MyCC

Today we will be looking at a prototype toy C compiler that I have been working on every now and then for a while. Of course it is nowhere near complete nor even useful for any particular purpose at all besides perhaps my own amusement and possibly that of others.

Still I think that it serves as a meaningful exercise to start from a clean slate every now and then and do things the way that you feel are right (which may be the simplest or most naive way possible) and not being burdened by any particular framework.

Say for instance that you read this really interesting article about implementing a SSA based register allocator and now you want to try it out. So you turn to a well established compiler framework like LLVM or GCC. Okay, so the code base is huge and the compiler build time is insane and you just wanted to play around a bit. Clearly that situation is not ideal and at these times a much much simpler and smaller framework would be useful. Preferably one that still preserves some of the good ideas from the larger ones.

Now I do not want to bash on big compiler frameworks (looking your way LLVM) but the fact remains that these huge frameworks are not suitable for every possible purpose and depending on what your intended purpose is they may in fact make things a lot more complicated than they need to be.

The design of MyCC borrows heavily from LLVM. One of the best things about LLVM is the use of a very well defined intermediate representation in the middle end. This LLVM IR is linearised and resembles assembly language so much that they in fact call it the LLVM Assembly Language.

As stated in that document one of the design criteria for the LLVM IR was to represents well both in graph form in compiler memory as well as in human readable textual form in dump files. The importance of the latter cannot be overstated.

While a well defined IR allows us to import and export the entire compilation state between passes it also allows us to create a virtual machine that can execute this IR. Together these two provide for the development of some very powerful testing tool.

Preparations

To acquire the code base and build the compiler follow these steps. Note that the compiler build time for a full debug build is just a second or two (which is hardly surprising since there is so little code and it is not C++).

export ZZZ_ROOT=some/path
cd $ZZZ_ROOT
git clone https://github.com/markus-zzz/mycc.git
mkdir $ZZZ_ROOT/mycc/build
cd $ZZZ_ROOT/mycc/build
make -f $ZZZ_ROOT/mycc/src/Makefile -j8

Next we run the test suite by executing the following commands.

cd $ZZZ_ROOT/mycc/test
./runner.pl

Now what just happened here is actually quite interesting so let’s look into that. If we enforce the convention that each of our tests shall return a 32 bit integer as its result (and preferably not just true/false as that would increase the risk of falsely indicating that a test passes due to a miscompile) we can do the following.

Use a reference compiler (e.g. gcc) to produce a known good value
Use the IR simulator to verify that the IR simulates to the same good value after each pass
Verify that the final executable produces the good value

Of course this testing is not immune to all kind of problems but I would argue that it provides a pretty good coverage for rather little effort once you have the basic machinery in place.
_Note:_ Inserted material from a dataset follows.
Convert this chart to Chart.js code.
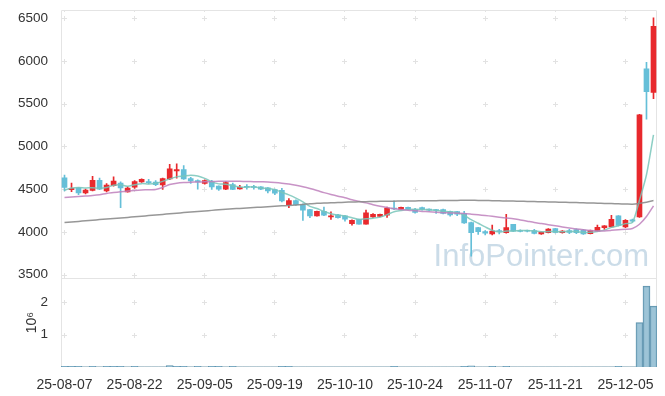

To add a new test, simply add a well defined C code snippet that produces an integer as result.

A tour down the compilation pipeline

Let us take a look at a simple example and see how the code gets transformed as we move further down the compilation pipeline. Consider something simple such as dot.c given below

int dot(int *a, int *b, int len)
{
	int i;
	int sum = 0;
	for (i = 0; i < len; i = i + 1) {
		sum = sum + a[i] * b[i];
	}

	return sum;
}

Begin by invoking the compiler driver as in

./build/driver --dump-all dot.c

doing so should produce a set of dump files where the intermediate representation at the given stage is dumped. These files are very important for debugging since they often times allow you to pinpoint at what stage things go wrong

ast_00_pristine.txt - When the front end parses the input code it produces an Abstract Syntax Tree (AST). This representation is extremely verbose and essentially contains an AST node for each grammar rule applied.
ir_00_pristine.txt - Middle end Intermediate Representation (what we simply call IR) immediately after being translated from AST.
ir_01_mem2reg.txt - IR after applying the mem2reg optimization pass.
cg_00_iselect.txt - Code Generator intermediate representation after selecting machine instructions for the middle end IR. Note that this IR is using virtual registers and is still in SSA form.
cg_01_regalloc.txt - Machine instructions after allocating physical registers.
cg_02_branch_predication.txt - Machine instructions after performing branch predication optimization pass.

Wrap up

That is it for this post. When we return to MyCC in a later post I intend to write about the implementation of its SSA based register allocator.